THE EXERCISE »
Your task is to copy the listing exactly. Drop any pictures from the copy.

* Start INFORMATION SUPPLIED *

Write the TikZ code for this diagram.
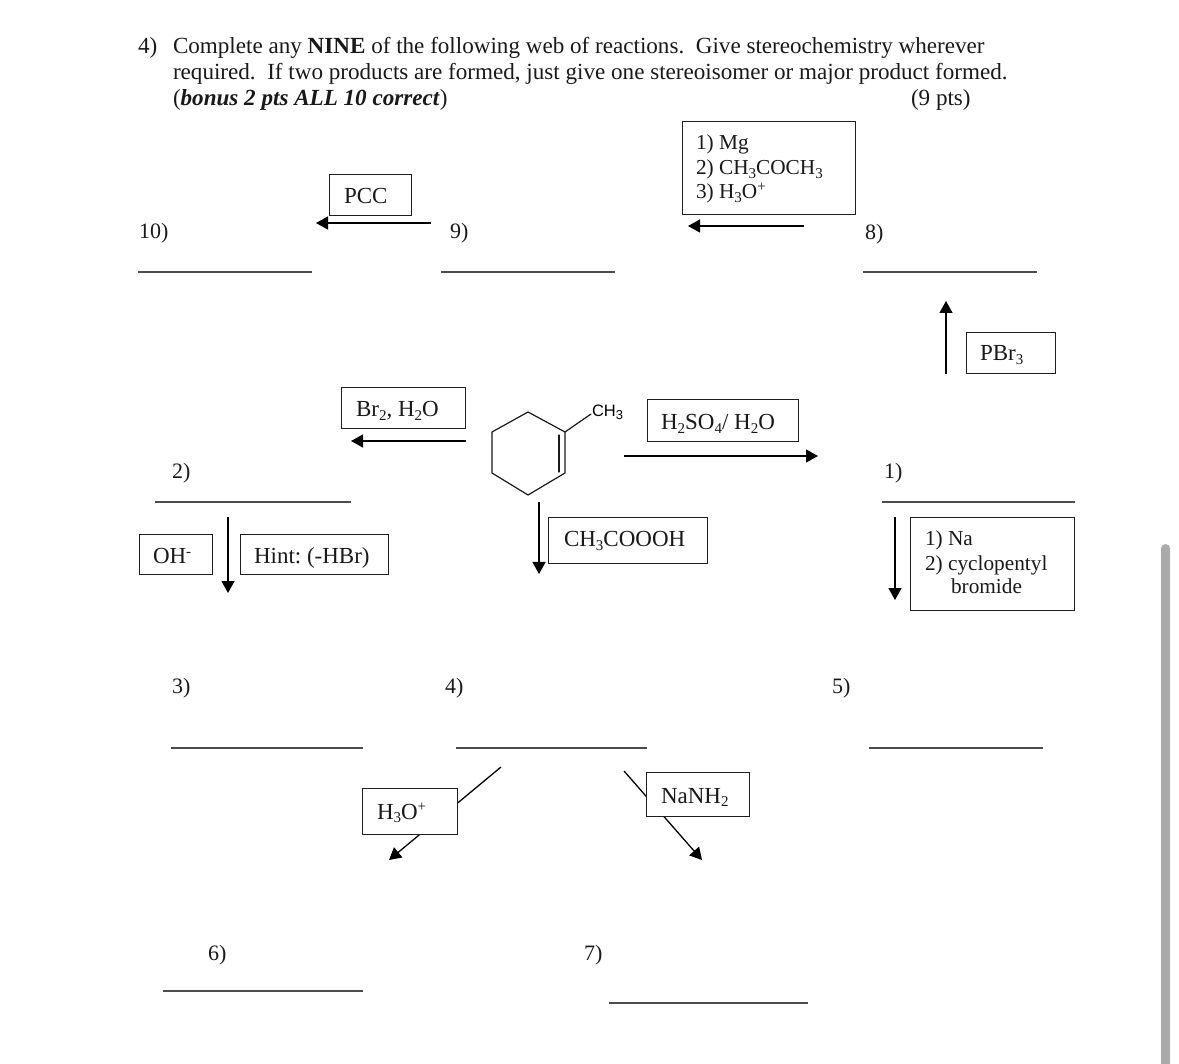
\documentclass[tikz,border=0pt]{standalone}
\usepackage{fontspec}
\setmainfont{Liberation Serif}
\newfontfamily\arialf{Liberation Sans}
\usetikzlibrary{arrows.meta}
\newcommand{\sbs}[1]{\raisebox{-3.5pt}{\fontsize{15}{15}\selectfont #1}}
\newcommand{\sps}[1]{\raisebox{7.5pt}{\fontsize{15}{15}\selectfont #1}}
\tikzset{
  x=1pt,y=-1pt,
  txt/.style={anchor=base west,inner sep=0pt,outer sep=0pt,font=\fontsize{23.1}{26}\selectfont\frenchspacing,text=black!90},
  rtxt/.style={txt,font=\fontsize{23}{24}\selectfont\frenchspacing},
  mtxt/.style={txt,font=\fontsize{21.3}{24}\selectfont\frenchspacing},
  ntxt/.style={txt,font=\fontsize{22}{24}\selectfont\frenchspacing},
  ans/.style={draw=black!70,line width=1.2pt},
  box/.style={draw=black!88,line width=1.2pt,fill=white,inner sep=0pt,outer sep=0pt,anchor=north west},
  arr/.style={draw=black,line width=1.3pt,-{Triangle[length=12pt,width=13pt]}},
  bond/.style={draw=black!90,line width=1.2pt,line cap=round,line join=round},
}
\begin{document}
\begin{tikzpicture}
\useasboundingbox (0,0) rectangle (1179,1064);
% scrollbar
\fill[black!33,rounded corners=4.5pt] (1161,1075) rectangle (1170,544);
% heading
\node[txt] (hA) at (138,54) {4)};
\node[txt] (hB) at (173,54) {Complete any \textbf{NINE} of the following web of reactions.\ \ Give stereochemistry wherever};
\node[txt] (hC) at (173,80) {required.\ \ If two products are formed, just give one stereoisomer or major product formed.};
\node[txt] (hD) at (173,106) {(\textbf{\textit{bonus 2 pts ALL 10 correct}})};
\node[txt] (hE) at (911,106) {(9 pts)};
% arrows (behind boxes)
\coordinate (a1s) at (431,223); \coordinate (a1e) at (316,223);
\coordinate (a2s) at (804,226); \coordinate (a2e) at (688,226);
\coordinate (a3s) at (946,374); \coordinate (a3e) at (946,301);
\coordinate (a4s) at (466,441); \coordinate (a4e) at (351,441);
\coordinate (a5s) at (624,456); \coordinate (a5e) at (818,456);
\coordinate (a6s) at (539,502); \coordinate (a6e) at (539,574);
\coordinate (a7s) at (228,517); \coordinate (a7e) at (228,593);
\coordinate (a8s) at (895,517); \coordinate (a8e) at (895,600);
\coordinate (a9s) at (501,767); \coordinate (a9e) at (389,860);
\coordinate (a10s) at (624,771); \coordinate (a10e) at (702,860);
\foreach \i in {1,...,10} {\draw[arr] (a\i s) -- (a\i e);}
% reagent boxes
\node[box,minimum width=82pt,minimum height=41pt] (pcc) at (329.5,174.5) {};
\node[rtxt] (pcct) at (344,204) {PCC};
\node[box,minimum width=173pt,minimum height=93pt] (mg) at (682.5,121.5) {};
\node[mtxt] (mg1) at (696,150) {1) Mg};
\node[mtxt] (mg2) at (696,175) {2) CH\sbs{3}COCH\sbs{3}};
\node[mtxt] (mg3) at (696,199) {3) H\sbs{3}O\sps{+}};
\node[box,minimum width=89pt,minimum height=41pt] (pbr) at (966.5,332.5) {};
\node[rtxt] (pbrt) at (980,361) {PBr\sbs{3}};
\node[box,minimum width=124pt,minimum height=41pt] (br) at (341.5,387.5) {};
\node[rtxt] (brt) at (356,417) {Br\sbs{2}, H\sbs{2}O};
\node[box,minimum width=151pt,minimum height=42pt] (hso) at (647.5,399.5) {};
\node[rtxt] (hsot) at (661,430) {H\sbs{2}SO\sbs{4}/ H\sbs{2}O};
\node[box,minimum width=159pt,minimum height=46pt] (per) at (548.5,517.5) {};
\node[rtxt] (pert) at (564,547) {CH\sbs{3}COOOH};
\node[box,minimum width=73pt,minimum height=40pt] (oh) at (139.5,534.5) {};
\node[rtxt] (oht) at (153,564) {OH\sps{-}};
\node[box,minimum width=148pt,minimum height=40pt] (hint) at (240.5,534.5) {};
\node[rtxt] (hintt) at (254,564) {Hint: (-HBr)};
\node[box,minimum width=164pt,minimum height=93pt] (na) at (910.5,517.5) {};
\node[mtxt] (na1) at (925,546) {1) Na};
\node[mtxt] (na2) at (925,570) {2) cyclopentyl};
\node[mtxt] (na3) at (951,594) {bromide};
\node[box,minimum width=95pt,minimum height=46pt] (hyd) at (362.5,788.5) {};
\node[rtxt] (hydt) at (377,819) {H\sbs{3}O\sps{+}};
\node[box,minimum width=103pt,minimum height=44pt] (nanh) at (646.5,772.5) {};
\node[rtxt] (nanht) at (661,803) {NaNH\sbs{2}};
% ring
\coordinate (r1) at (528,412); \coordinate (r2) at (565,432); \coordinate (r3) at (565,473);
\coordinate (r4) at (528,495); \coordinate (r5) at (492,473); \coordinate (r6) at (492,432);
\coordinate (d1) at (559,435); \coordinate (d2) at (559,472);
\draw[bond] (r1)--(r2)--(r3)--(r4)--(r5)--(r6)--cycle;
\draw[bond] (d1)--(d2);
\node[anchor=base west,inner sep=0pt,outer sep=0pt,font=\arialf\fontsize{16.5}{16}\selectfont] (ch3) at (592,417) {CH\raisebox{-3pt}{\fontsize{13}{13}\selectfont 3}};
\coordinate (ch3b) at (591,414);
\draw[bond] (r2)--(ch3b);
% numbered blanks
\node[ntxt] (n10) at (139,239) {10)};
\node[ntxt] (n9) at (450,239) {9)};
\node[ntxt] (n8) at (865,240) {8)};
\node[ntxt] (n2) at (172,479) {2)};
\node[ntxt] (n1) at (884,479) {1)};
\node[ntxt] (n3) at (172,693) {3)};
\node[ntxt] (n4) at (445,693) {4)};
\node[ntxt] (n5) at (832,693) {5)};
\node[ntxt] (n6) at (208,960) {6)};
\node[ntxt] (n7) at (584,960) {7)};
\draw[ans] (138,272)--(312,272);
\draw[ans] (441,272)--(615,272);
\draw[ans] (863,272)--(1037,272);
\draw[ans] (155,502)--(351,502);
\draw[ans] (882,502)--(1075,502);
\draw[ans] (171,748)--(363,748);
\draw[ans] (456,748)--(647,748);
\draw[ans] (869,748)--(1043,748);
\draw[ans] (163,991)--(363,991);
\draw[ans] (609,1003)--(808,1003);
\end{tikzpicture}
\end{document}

* End INFORMATION SUPPLIED *

TASK SOLUTION »
Write the TikZ code for this diagram.
\documentclass[tikz,border=0pt]{standalone}
\usepackage{fontspec}
\setmainfont{Liberation Serif}
\newfontfamily\arialf{Liberation Sans}
\usetikzlibrary{arrows.meta}
\newcommand{\sbs}[1]{\raisebox{-3.5pt}{\fontsize{15}{15}\selectfont #1}}
\newcommand{\sps}[1]{\raisebox{7.5pt}{\fontsize{15}{15}\selectfont #1}}
\tikzset{
  x=1pt,y=-1pt,
  txt/.style={anchor=base west,inner sep=0pt,outer sep=0pt,font=\fontsize{23.1}{26}\selectfont\frenchspacing,text=black!90},
  rtxt/.style={txt,font=\fontsize{23}{24}\selectfont\frenchspacing},
  mtxt/.style={txt,font=\fontsize{21.3}{24}\selectfont\frenchspacing},
  ntxt/.style={txt,font=\fontsize{22}{24}\selectfont\frenchspacing},
  ans/.style={draw=black!70,line width=1.2pt},
  box/.style={draw=black!88,line width=1.2pt,fill=white,inner sep=0pt,outer sep=0pt,anchor=north west},
  arr/.style={draw=black,line width=1.3pt,-{Triangle[length=12pt,width=13pt]}},
  bond/.style={draw=black!90,line width=1.2pt,line cap=round,line join=round},
}
\begin{document}
\begin{tikzpicture}
\useasboundingbox (0,0) rectangle (1179,1064);
% scrollbar
\fill[black!33,rounded corners=4.5pt] (1161,1075) rectangle (1170,544);
% heading
\node[txt] (hA) at (138,54) {4)};
\node[txt] (hB) at (173,54) {Complete any \textbf{NINE} of the following web of reactions.\ \ Give stereochemistry wherever};
\node[txt] (hC) at (173,80) {required.\ \ If two products are formed, just give one stereoisomer or major product formed.};
\node[txt] (hD) at (173,106) {(\textbf{\textit{bonus 2 pts ALL 10 correct}})};
\node[txt] (hE) at (911,106) {(9 pts)};
% arrows (behind boxes)
\coordinate (a1s) at (431,223); \coordinate (a1e) at (316,223);
\coordinate (a2s) at (804,226); \coordinate (a2e) at (688,226);
\coordinate (a3s) at (946,374); \coordinate (a3e) at (946,301);
\coordinate (a4s) at (466,441); \coordinate (a4e) at (351,441);
\coordinate (a5s) at (624,456); \coordinate (a5e) at (818,456);
\coordinate (a6s) at (539,502); \coordinate (a6e) at (539,574);
\coordinate (a7s) at (228,517); \coordinate (a7e) at (228,593);
\coordinate (a8s) at (895,517); \coordinate (a8e) at (895,600);
\coordinate (a9s) at (501,767); \coordinate (a9e) at (389,860);
\coordinate (a10s) at (624,771); \coordinate (a10e) at (702,860);
\foreach \i in {1,...,10} {\draw[arr] (a\i s) -- (a\i e);}
% reagent boxes
\node[box,minimum width=82pt,minimum height=41pt] (pcc) at (329.5,174.5) {};
\node[rtxt] (pcct) at (344,204) {PCC};
\node[box,minimum width=173pt,minimum height=93pt] (mg) at (682.5,121.5) {};
\node[mtxt] (mg1) at (696,150) {1) Mg};
\node[mtxt] (mg2) at (696,175) {2) CH\sbs{3}COCH\sbs{3}};
\node[mtxt] (mg3) at (696,199) {3) H\sbs{3}O\sps{+}};
\node[box,minimum width=89pt,minimum height=41pt] (pbr) at (966.5,332.5) {};
\node[rtxt] (pbrt) at (980,361) {PBr\sbs{3}};
\node[box,minimum width=124pt,minimum height=41pt] (br) at (341.5,387.5) {};
\node[rtxt] (brt) at (356,417) {Br\sbs{2}, H\sbs{2}O};
\node[box,minimum width=151pt,minimum height=42pt] (hso) at (647.5,399.5) {};
\node[rtxt] (hsot) at (661,430) {H\sbs{2}SO\sbs{4}/ H\sbs{2}O};
\node[box,minimum width=159pt,minimum height=46pt] (per) at (548.5,517.5) {};
\node[rtxt] (pert) at (564,547) {CH\sbs{3}COOOH};
\node[box,minimum width=73pt,minimum height=40pt] (oh) at (139.5,534.5) {};
\node[rtxt] (oht) at (153,564) {OH\sps{-}};
\node[box,minimum width=148pt,minimum height=40pt] (hint) at (240.5,534.5) {};
\node[rtxt] (hintt) at (254,564) {Hint: (-HBr)};
\node[box,minimum width=164pt,minimum height=93pt] (na) at (910.5,517.5) {};
\node[mtxt] (na1) at (925,546) {1) Na};
\node[mtxt] (na2) at (925,570) {2) cyclopentyl};
\node[mtxt] (na3) at (951,594) {bromide};
\node[box,minimum width=95pt,minimum height=46pt] (hyd) at (362.5,788.5) {};
\node[rtxt] (hydt) at (377,819) {H\sbs{3}O\sps{+}};
\node[box,minimum width=103pt,minimum height=44pt] (nanh) at (646.5,772.5) {};
\node[rtxt] (nanht) at (661,803) {NaNH\sbs{2}};
% ring
\coordinate (r1) at (528,412); \coordinate (r2) at (565,432); \coordinate (r3) at (565,473);
\coordinate (r4) at (528,495); \coordinate (r5) at (492,473); \coordinate (r6) at (492,432);
\coordinate (d1) at (559,435); \coordinate (d2) at (559,472);
\draw[bond] (r1)--(r2)--(r3)--(r4)--(r5)--(r6)--cycle;
\draw[bond] (d1)--(d2);
\node[anchor=base west,inner sep=0pt,outer sep=0pt,font=\arialf\fontsize{16.5}{16}\selectfont] (ch3) at (592,417) {CH\raisebox{-3pt}{\fontsize{13}{13}\selectfont 3}};
\coordinate (ch3b) at (591,414);
\draw[bond] (r2)--(ch3b);
% numbered blanks
\node[ntxt] (n10) at (139,239) {10)};
\node[ntxt] (n9) at (450,239) {9)};
\node[ntxt] (n8) at (865,240) {8)};
\node[ntxt] (n2) at (172,479) {2)};
\node[ntxt] (n1) at (884,479) {1)};
\node[ntxt] (n3) at (172,693) {3)};
\node[ntxt] (n4) at (445,693) {4)};
\node[ntxt] (n5) at (832,693) {5)};
\node[ntxt] (n6) at (208,960) {6)};
\node[ntxt] (n7) at (584,960) {7)};
\draw[ans] (138,272)--(312,272);
\draw[ans] (441,272)--(615,272);
\draw[ans] (863,272)--(1037,272);
\draw[ans] (155,502)--(351,502);
\draw[ans] (882,502)--(1075,502);
\draw[ans] (171,748)--(363,748);
\draw[ans] (456,748)--(647,748);
\draw[ans] (869,748)--(1043,748);
\draw[ans] (163,991)--(363,991);
\draw[ans] (609,1003)--(808,1003);
\end{tikzpicture}
\end{document}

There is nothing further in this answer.